• [Task material]:

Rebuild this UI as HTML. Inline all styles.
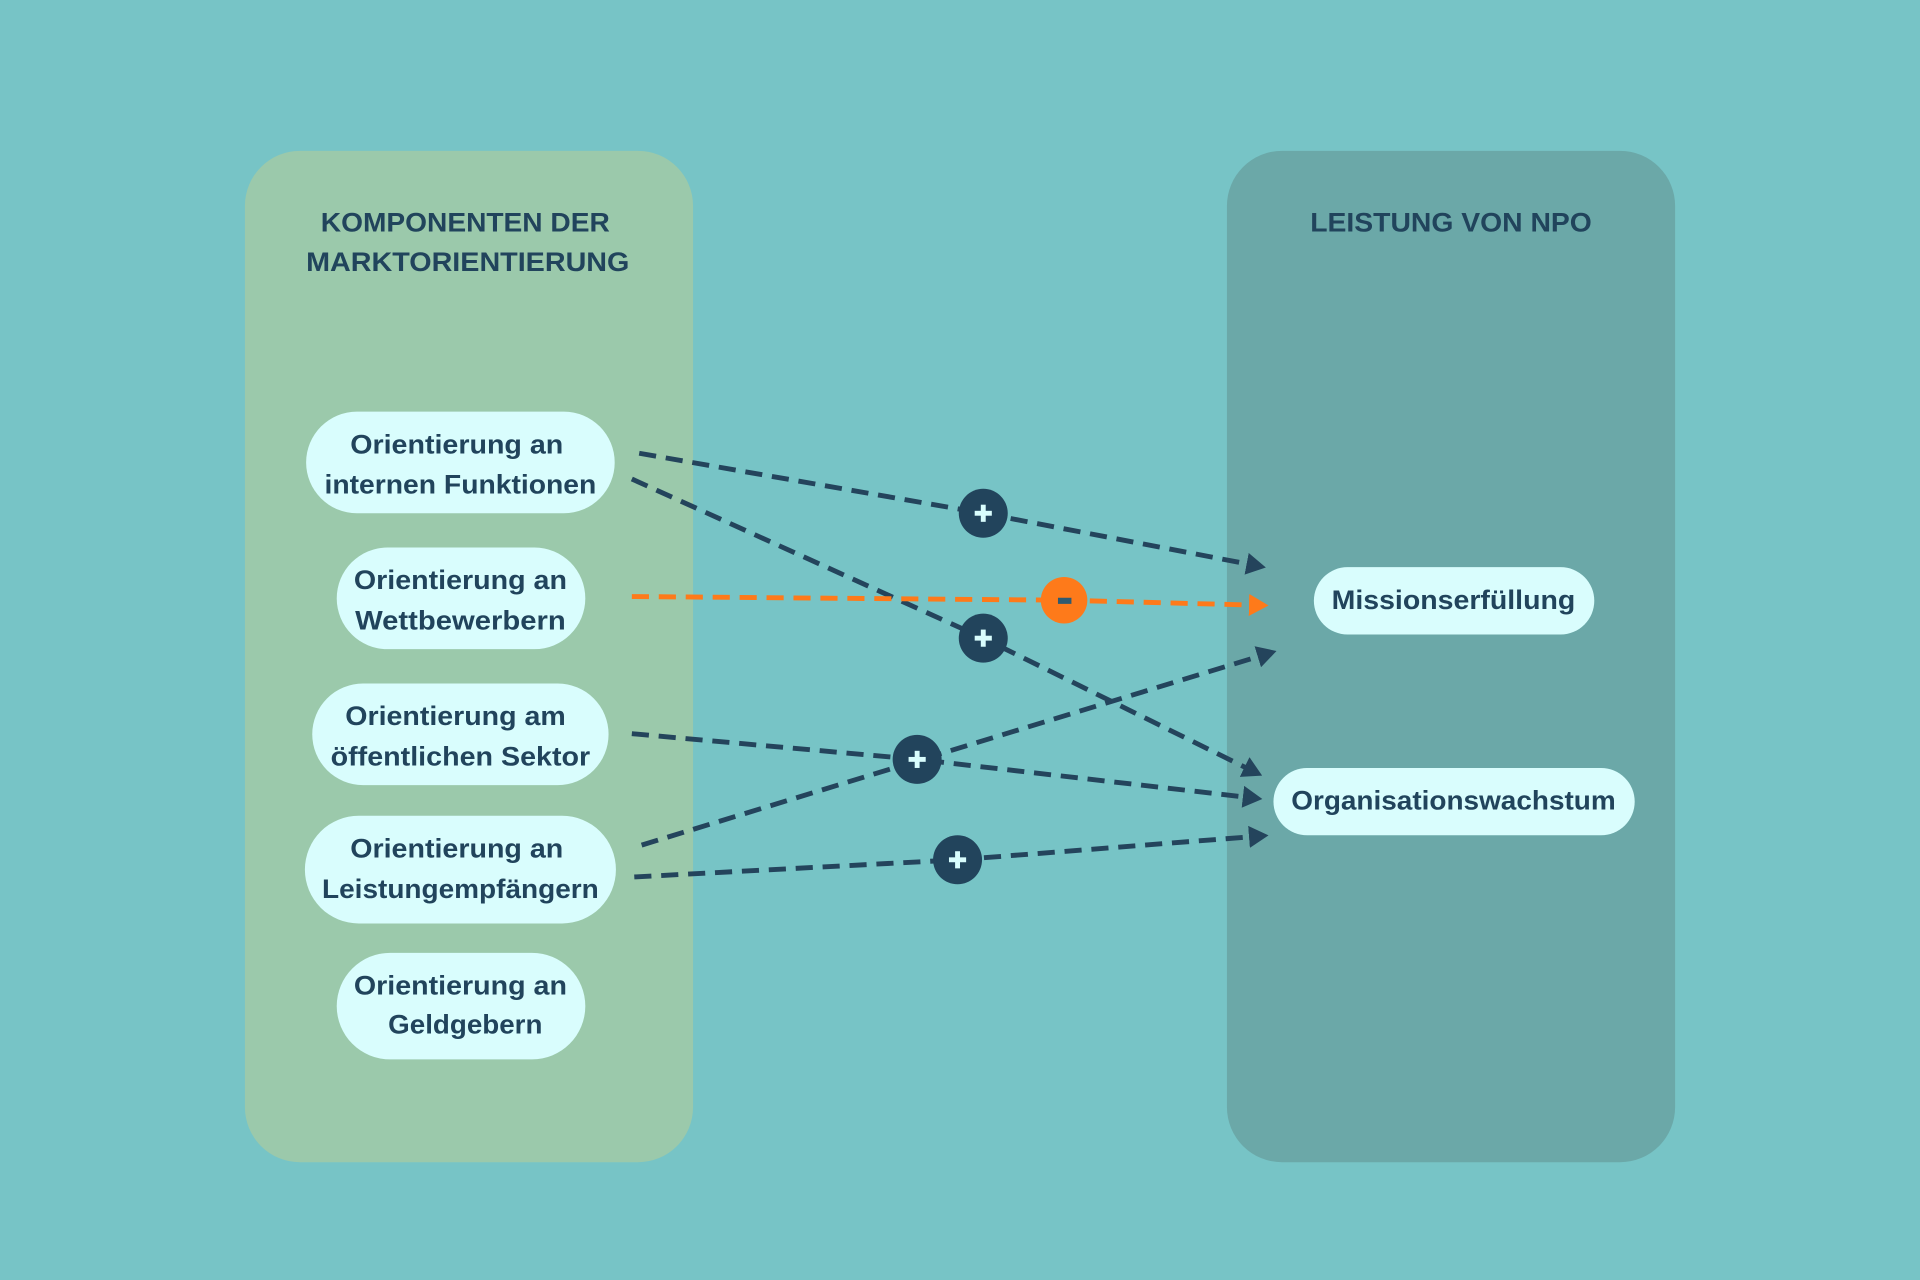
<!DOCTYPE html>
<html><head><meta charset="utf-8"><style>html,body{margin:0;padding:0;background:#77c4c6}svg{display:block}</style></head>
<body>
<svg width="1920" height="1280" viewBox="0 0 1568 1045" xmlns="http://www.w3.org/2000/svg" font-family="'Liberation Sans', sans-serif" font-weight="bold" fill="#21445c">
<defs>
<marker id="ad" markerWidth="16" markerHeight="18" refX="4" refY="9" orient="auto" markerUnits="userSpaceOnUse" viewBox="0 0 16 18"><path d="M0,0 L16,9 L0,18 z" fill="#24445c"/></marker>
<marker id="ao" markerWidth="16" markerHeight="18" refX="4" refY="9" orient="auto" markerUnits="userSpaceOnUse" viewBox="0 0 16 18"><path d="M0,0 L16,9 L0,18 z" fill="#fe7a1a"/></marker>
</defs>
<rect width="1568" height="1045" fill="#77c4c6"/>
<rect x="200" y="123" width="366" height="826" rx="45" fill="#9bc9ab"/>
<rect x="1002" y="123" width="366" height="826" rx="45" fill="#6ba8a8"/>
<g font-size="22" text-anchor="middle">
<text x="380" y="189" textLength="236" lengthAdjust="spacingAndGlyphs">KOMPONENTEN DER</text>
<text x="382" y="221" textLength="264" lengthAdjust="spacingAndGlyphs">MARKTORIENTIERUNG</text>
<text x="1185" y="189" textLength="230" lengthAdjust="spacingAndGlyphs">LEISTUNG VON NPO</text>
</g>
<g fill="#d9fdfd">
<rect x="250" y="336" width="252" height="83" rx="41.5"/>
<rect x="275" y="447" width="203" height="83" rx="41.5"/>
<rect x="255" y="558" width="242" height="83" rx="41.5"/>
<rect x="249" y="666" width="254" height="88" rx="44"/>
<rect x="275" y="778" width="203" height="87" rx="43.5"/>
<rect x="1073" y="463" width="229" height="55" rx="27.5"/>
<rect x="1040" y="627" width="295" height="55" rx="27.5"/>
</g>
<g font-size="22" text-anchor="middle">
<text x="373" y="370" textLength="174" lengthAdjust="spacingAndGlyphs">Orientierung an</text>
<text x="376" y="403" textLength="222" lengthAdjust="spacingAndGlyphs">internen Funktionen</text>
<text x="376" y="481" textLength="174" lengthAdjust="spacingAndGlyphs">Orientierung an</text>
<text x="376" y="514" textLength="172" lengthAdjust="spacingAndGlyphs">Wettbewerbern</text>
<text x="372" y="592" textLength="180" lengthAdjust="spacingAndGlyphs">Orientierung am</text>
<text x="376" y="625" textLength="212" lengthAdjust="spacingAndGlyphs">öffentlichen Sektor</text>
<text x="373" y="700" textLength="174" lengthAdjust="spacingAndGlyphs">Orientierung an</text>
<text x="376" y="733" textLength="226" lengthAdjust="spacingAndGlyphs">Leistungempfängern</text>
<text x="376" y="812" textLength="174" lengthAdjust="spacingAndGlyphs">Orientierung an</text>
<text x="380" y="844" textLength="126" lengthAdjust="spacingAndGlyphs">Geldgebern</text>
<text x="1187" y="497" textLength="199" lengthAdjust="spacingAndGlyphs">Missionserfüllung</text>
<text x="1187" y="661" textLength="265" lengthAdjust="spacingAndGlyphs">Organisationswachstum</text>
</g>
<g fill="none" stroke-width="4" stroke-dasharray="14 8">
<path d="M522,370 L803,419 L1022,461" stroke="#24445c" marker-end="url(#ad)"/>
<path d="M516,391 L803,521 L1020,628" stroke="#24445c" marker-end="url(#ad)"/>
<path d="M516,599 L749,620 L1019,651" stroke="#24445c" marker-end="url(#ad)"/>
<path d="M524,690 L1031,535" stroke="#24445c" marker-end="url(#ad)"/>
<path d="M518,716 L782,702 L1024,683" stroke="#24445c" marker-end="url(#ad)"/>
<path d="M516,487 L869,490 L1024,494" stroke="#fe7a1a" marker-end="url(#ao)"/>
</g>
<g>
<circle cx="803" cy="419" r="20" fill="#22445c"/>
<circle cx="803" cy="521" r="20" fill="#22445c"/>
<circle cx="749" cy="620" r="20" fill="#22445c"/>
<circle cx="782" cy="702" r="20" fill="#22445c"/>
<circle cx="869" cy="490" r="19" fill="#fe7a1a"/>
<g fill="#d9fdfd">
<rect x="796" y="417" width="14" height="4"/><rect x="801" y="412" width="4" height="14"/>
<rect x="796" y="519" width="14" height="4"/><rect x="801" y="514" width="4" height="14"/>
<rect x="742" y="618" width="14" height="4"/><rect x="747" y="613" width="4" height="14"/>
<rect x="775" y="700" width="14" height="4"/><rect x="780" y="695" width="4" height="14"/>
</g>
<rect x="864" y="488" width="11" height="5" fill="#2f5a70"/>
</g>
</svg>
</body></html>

...

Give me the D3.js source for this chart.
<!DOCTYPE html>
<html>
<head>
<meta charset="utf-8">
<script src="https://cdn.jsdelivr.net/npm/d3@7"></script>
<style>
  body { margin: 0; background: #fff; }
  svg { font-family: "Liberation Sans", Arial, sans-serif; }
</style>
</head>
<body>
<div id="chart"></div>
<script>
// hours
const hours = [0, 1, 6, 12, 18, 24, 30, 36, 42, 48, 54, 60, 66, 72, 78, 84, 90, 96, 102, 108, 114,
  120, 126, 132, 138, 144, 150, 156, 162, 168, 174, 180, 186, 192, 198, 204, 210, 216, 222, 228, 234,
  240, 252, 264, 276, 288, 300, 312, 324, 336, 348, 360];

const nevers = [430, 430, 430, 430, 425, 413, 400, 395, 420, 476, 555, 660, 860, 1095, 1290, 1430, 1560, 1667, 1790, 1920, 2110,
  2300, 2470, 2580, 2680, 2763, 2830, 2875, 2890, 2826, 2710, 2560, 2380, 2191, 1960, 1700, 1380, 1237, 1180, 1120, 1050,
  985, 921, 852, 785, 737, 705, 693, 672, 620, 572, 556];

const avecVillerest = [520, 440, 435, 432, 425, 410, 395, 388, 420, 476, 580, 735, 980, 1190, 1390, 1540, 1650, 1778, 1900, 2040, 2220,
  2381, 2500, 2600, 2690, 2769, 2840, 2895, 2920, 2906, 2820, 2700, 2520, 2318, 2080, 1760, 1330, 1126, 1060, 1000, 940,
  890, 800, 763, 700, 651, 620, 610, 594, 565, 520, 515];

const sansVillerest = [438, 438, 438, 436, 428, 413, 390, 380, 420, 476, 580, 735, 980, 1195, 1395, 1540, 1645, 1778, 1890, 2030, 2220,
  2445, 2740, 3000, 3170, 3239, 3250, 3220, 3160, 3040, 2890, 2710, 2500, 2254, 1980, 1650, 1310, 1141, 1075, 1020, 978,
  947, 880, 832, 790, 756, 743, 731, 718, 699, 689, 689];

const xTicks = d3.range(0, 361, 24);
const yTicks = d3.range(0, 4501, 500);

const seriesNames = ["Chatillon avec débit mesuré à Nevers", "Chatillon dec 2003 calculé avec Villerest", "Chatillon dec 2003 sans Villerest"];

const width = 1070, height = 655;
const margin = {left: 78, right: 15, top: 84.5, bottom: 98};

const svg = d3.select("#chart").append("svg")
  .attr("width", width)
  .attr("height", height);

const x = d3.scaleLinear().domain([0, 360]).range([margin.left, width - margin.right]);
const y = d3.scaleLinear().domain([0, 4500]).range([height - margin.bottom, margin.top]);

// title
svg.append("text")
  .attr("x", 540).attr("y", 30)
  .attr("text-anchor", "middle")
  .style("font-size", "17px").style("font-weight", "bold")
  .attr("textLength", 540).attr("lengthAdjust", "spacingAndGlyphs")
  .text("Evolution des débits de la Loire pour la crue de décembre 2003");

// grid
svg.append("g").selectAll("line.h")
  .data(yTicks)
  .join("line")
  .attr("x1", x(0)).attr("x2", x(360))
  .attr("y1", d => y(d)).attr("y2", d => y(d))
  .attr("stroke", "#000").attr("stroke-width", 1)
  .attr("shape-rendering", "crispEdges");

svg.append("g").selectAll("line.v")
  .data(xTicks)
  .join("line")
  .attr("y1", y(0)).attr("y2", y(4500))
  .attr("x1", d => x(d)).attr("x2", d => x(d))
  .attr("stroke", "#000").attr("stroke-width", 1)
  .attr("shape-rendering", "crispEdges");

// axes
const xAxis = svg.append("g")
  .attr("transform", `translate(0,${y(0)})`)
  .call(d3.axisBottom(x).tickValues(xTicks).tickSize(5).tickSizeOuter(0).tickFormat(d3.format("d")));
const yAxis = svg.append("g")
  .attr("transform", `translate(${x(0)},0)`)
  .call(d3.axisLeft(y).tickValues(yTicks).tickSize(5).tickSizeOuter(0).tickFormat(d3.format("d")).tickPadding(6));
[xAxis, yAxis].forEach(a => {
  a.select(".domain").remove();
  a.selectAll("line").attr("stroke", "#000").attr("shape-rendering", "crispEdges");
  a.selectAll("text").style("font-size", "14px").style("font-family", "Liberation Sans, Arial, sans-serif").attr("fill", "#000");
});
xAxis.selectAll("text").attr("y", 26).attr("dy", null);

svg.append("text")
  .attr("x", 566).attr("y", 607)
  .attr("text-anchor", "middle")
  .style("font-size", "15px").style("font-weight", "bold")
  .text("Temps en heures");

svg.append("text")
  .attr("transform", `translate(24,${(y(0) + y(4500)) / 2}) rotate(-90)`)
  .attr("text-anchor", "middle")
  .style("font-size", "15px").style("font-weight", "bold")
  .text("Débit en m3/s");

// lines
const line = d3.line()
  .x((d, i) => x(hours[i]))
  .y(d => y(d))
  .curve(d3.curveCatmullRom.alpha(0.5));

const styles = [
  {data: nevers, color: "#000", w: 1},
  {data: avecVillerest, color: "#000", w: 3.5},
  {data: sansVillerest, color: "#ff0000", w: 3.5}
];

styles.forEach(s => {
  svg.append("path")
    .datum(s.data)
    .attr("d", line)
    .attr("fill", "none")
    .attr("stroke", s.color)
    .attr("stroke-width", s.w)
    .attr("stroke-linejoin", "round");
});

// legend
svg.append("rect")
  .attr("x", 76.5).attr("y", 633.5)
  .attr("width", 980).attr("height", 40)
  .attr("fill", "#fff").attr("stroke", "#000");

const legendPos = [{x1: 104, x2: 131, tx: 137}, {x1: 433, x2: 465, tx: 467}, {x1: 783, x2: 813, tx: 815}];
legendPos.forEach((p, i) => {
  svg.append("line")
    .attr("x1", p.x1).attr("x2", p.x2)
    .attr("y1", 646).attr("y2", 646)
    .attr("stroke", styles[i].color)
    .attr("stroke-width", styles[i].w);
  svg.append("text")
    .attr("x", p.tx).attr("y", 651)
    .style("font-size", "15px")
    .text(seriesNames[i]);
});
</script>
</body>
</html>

* * *

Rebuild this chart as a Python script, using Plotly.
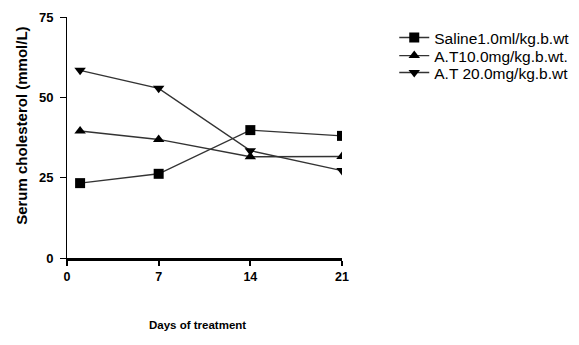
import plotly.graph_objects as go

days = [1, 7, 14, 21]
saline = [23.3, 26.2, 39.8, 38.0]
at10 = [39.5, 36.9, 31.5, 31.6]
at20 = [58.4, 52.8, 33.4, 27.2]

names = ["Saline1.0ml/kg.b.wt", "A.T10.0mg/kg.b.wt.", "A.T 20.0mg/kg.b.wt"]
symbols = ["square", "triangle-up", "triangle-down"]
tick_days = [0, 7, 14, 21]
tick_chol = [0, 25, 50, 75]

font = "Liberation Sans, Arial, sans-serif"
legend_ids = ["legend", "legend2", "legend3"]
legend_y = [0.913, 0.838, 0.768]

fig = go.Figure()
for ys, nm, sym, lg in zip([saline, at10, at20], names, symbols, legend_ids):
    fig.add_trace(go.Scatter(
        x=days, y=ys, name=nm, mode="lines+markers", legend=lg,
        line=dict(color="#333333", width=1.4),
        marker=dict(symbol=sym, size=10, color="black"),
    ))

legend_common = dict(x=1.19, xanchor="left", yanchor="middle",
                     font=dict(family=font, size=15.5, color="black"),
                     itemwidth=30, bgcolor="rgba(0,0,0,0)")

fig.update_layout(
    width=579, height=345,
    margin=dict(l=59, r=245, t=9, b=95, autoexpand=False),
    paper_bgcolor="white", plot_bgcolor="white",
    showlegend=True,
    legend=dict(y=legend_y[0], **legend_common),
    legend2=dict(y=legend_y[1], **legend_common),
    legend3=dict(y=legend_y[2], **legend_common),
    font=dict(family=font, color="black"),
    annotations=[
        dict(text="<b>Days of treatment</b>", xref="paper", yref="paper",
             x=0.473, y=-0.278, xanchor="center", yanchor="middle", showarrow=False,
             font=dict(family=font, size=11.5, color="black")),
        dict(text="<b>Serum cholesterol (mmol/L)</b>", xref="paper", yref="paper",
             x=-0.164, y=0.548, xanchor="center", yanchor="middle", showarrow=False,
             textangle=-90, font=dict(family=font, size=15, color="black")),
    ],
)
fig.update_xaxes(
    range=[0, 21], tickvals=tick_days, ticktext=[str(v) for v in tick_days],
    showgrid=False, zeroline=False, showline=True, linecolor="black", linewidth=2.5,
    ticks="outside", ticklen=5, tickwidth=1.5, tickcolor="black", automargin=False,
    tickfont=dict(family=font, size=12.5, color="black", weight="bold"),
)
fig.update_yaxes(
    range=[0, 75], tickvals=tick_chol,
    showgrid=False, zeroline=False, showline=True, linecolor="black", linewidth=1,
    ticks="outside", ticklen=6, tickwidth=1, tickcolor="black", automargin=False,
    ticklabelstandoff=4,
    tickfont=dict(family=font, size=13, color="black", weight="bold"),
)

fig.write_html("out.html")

• [Goal]:
List all lines above in which the string "Rebuild" appears.

• [Written solution]:
Rebuild this UI as HTML. Inline all styles.
Rebuild this chart as a Python script, using Plotly.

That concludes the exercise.